━━━━━ Data entries ━━━━━
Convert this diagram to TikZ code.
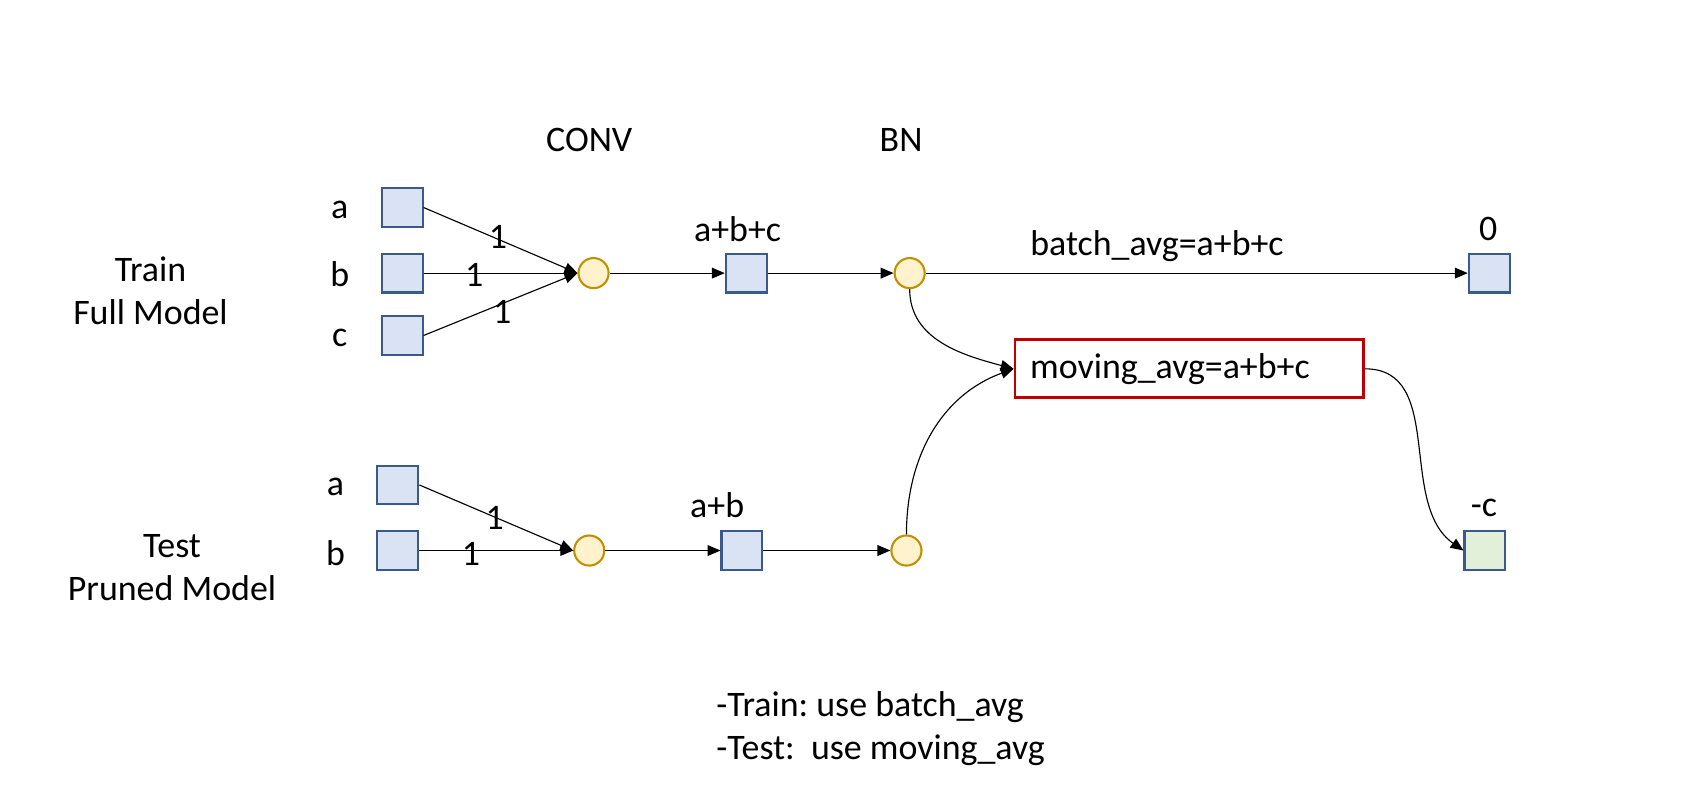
\documentclass[tikz,border=0pt]{standalone}
\usepackage{fontspec}
\setmainfont{Carlito}
\usepackage{tikz}
\usepackage{xcolor}
\usetikzlibrary{arrows.meta, positioning}
\frenchspacing
\definecolor{cSqFill}{HTML}{DAE3F3}
\definecolor{cSqDraw}{HTML}{3A5A8C}
\definecolor{cCircFill}{HTML}{FFF2CC}
\definecolor{cCircDraw}{HTML}{BF9000}
\definecolor{cGreenFill}{HTML}{E2F0D9}
\definecolor{cRed}{HTML}{C00000}
\tikzset{
	unit/.style   ={rectangle, draw=cSqDraw, line width=1.1pt, fill=cSqFill, minimum width=0.76cm, minimum height=0.72cm, inner sep=0pt},
	neuron/.style ={circle, draw=cCircDraw, line width=1.1pt, fill=cCircFill, minimum size=0.56cm, inner sep=0pt},
	avgbox/.style ={rectangle, draw=cRed, line width=1.5pt, minimum height=1.08cm, text width=5.92cm, align=left, inner xsep=0.28cm},
	wire/.style   ={-{Triangle[length=0.24cm, width=0.2cm]}, line width=0.6pt},
}

\begin{document}
\begin{tikzpicture}[font=\fontsize{19}{23}\selectfont]
	\useasboundingbox (0,0) rectangle (31.36,14.6);
	% layer titles
	\node (convTitle) at (10.96,12.0) {CONV};
	\node (bnTitle) at (16.76,12.0) {BN};
	% train, full model
	\node[align=center] (trainTitle) at (2.8,9.19) {Train\\Full Model};
	\node[unit] (trA) at (7.48,10.74) {};
	\node[unit] (trB) at (7.48,9.52) {};
	\node[unit] (trC) at (7.48,8.36) {};
	\node (trALab) at (6.32,10.7) {a};
	\node (trBLab) at (6.32,9.5) {b};
	\node (trCLab) at (6.32,8.32) {c};
	\node[neuron] (trConv) at (11.04,9.52) {};
	\node[unit] (trSum) at (13.88,9.52) {};
	\node (trSumLab) at (13.72,10.34) {a+b+c};
	\node[neuron] (trBn) at (16.92,9.52) {};
	\node[unit] (trOut) at (27.70,9.52) {};
	\node (trOutLab) at (27.68,10.34) {0};
	\node (batchLab) at (21.52,10.02) {batch\_avg=a+b+c};
	% weights
	\node (wA) at (9.26,10.2) {1};
	\node (wB) at (8.82,9.48) {1};
	\node (wC) at (9.34,8.8) {1};
	% running average
	\node[avgbox] (movAvg) at (22.12,7.74) {moving\_avg=a+b+c};
	% test, pruned model
	\node[align=center] (testTitle) at (3.2,4.04) {Test\\Pruned Model};
	\node[unit] (teA) at (7.40,5.58) {};
	\node[unit] (teB) at (7.40,4.36) {};
	\node (teALab) at (6.24,5.54) {a};
	\node (teBLab) at (6.24,4.32) {b};
	\node[neuron] (teConv) at (10.96,4.36) {};
	\node[unit] (teSum) at (13.80,4.36) {};
	\node (teSumLab) at (13.34,5.2) {a+b};
	\node[neuron] (teBn) at (16.86,4.36) {};
	\node[unit, fill=cGreenFill] (teOut) at (27.62,4.36) {};
	\node (teOutLab) at (27.6,5.16) {-c};
	\node (wPA) at (9.2,4.96) {1};
	\node (wPB) at (8.76,4.3) {1};
	% note
	\node[anchor=west, align=left] (note) at (13.2,1.05) {-Train: use batch\_avg\\-Test:\ \ use moving\_avg};
	% connectors
	\draw[wire] (trA.east) -- (trConv.west);
	\draw[wire] (trB.east) -- (trConv.west);
	\draw[wire] (trC.east) -- (trConv.west);
	\draw[wire] (trConv) -- (trSum);
	\draw[wire] (trSum) -- (trBn);
	\draw[wire] (trBn) -- (trOut);
	\draw[wire] (teA.east) -- (teConv.west);
	\draw[wire] (teB.east) -- (teConv.west);
	\draw[wire] (teConv) -- (teSum);
	\draw[wire] (teSum) -- (teBn);
	\draw[wire] (trBn.south) to[out=-90, in=165] (movAvg.west);
	\draw[wire] (teBn.north) to[out=90, in=-160] (movAvg.west);
	\draw[wire] (movAvg.east) to[out=0, in=145] (teOut.west);
\end{tikzpicture}
\end{document}
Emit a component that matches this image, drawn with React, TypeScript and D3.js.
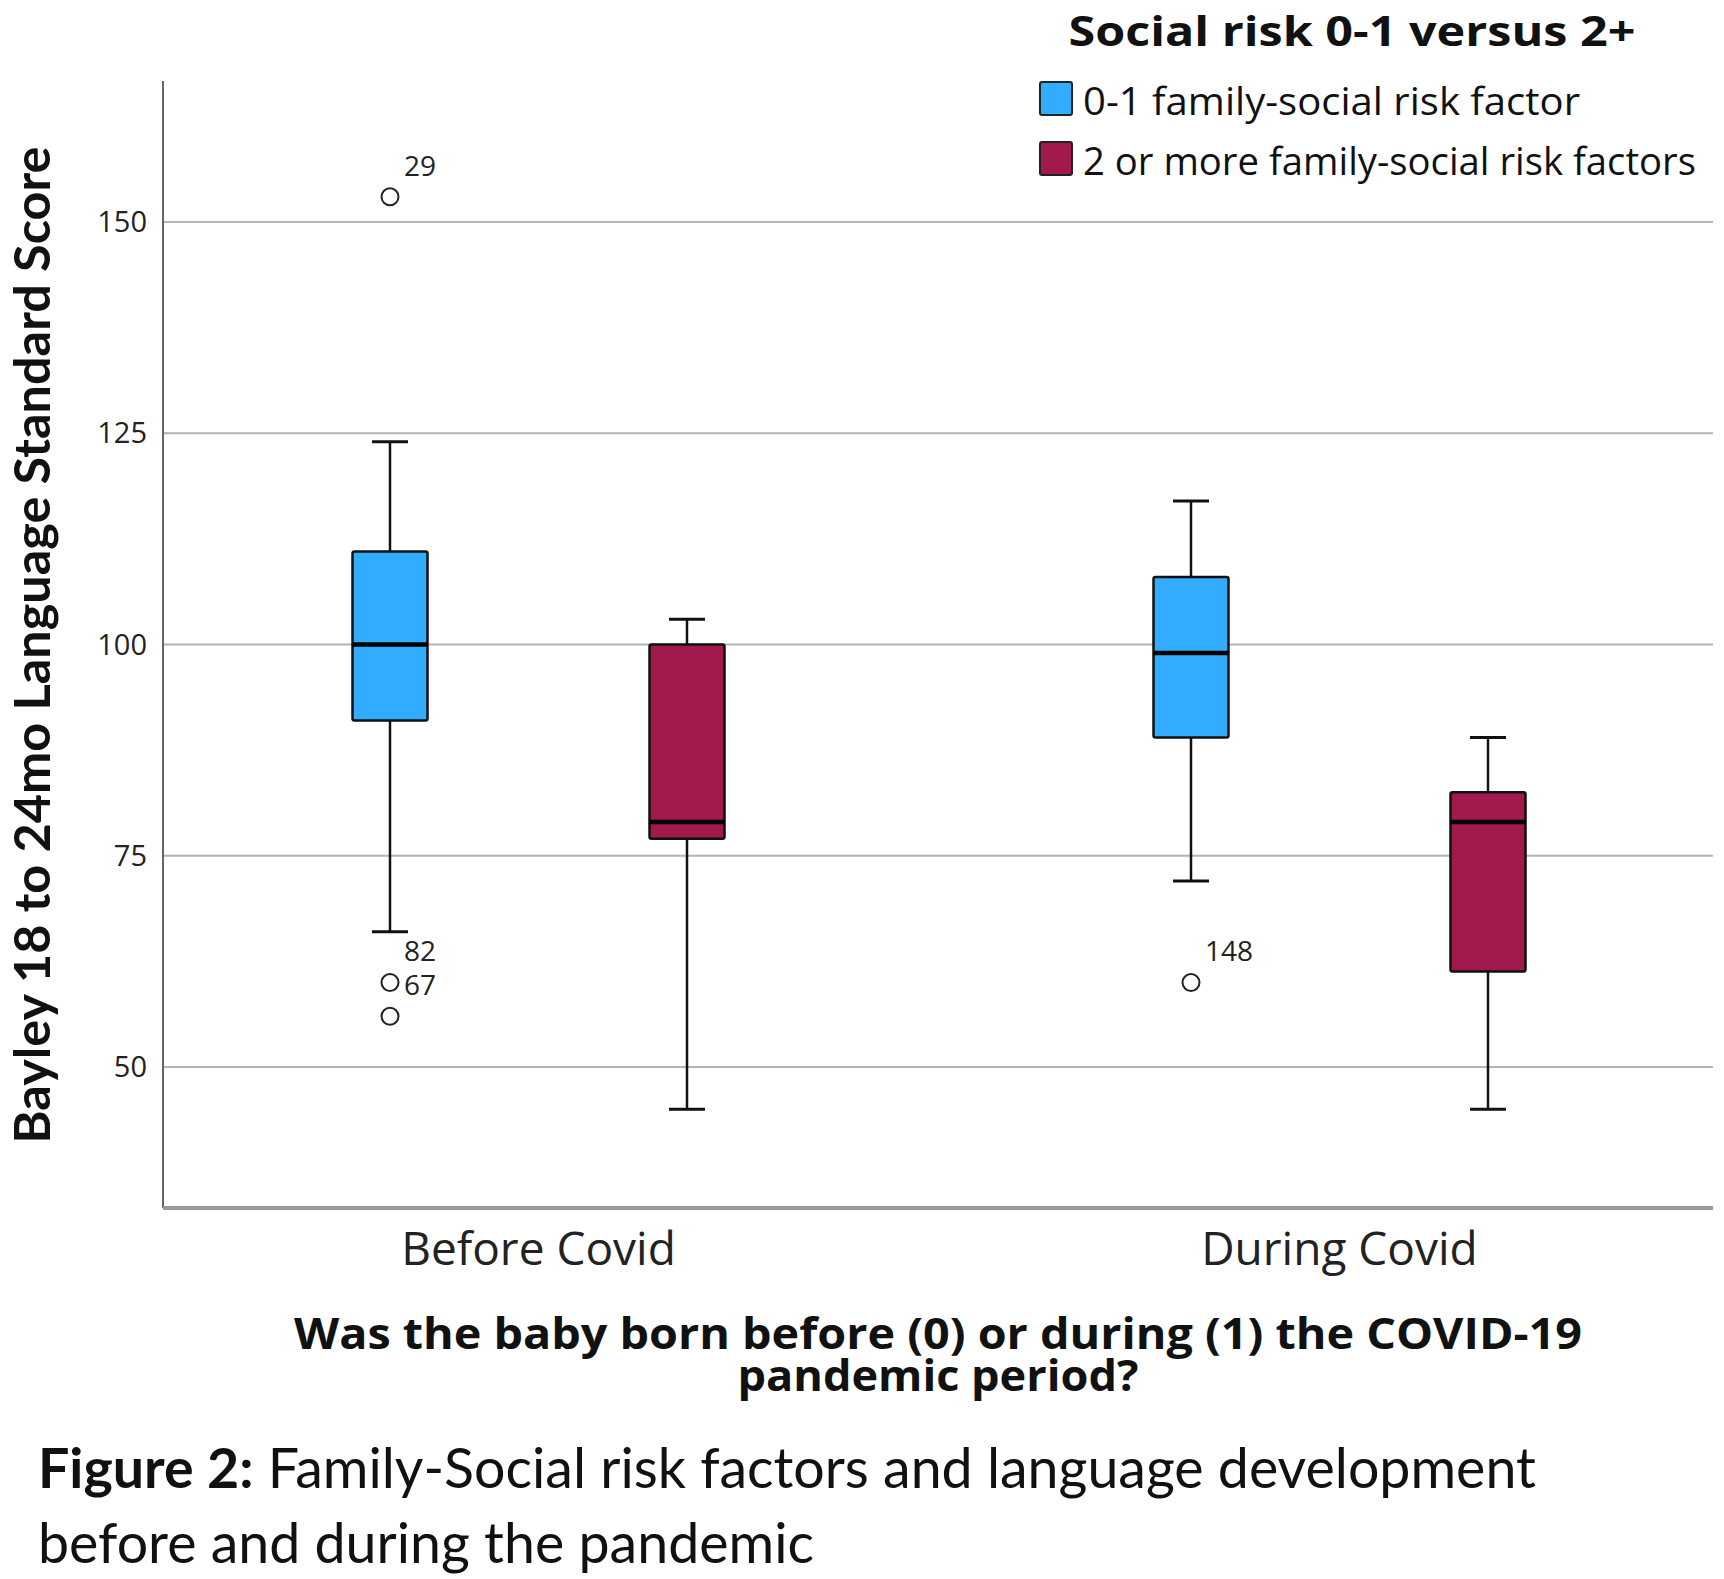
━━━━━
◆ Task statement ◆
Pull out every line of the records that includes the string "this".

◆ Final result ◆
Convert this diagram to TikZ code.
Emit a component that matches this image, drawn with React, TypeScript and D3.js.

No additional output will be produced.